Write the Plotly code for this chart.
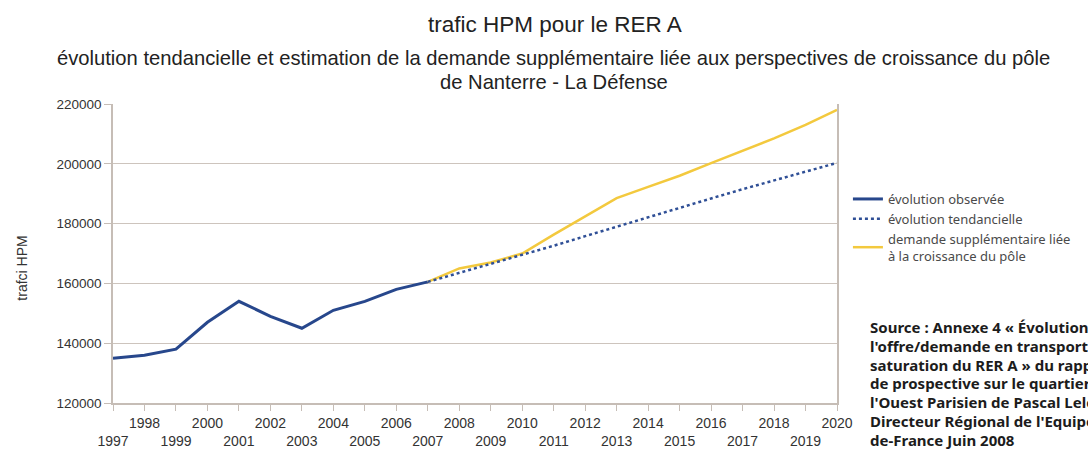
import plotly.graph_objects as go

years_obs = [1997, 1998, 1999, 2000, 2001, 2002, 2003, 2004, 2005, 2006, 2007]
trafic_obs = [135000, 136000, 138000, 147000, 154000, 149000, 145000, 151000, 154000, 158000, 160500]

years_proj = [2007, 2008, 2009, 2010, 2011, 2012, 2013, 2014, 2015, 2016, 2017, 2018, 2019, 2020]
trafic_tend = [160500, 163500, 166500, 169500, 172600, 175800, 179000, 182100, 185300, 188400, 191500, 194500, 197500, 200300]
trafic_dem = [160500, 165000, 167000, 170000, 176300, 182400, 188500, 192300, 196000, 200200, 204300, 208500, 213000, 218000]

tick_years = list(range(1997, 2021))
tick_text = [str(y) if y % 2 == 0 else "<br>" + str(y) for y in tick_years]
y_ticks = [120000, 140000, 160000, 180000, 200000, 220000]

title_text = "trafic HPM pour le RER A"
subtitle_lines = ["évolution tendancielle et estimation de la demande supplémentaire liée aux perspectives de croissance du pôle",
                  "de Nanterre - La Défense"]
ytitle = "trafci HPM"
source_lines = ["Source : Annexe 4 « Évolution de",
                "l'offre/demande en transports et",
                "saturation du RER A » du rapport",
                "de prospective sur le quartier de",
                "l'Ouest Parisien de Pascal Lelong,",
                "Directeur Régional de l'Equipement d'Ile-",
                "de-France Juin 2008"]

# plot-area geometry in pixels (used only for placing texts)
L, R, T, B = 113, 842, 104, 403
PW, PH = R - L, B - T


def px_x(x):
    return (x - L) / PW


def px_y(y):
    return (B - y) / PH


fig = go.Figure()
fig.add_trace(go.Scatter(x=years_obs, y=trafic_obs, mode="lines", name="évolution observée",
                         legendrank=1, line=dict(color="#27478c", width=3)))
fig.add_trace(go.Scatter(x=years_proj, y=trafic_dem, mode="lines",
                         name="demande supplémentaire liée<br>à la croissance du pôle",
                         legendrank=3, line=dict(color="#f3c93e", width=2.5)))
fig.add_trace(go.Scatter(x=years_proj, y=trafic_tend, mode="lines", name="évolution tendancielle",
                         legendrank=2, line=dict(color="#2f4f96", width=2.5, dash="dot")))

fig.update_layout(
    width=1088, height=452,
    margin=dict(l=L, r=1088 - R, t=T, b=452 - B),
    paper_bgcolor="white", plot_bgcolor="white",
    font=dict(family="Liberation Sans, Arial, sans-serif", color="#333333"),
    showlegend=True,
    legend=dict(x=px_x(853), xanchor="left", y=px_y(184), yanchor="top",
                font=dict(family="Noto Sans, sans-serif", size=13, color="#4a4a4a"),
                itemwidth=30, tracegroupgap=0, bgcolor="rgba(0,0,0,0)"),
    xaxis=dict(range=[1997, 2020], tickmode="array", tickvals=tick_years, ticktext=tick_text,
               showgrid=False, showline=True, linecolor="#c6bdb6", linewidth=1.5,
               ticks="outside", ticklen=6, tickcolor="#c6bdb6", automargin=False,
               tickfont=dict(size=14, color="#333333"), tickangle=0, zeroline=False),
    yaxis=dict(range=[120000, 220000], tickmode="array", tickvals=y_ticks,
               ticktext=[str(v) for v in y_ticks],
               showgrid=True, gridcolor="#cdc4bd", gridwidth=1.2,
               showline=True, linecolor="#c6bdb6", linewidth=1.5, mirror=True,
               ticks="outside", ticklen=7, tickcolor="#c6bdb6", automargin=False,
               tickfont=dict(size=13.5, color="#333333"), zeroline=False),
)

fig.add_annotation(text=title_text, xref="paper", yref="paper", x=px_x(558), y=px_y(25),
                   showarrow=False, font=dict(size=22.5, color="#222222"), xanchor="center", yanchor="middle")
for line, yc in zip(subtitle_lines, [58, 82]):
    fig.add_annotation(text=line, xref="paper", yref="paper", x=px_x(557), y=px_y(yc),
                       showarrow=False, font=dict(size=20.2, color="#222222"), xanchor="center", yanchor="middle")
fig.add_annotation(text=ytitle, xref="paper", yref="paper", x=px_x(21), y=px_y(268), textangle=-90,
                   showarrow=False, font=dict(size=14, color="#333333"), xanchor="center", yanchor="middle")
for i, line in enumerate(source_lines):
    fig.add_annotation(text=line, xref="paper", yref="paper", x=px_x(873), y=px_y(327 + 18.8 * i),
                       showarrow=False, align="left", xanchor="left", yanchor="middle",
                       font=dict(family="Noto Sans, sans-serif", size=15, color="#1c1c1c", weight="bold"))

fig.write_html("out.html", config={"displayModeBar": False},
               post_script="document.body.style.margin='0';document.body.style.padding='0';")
+++++
Aim of the exercise: Give again, word for word, every line from the top of the data through the line with "154000, 158000, 160500]", both ends included, and exclude the pictures.

Finished exercise:
Write the Plotly code for this chart.
import plotly.graph_objects as go

years_obs = [1997, 1998, 1999, 2000, 2001, 2002, 2003, 2004, 2005, 2006, 2007]
trafic_obs = [135000, 136000, 138000, 147000, 154000, 149000, 145000, 151000, 154000, 158000, 160500]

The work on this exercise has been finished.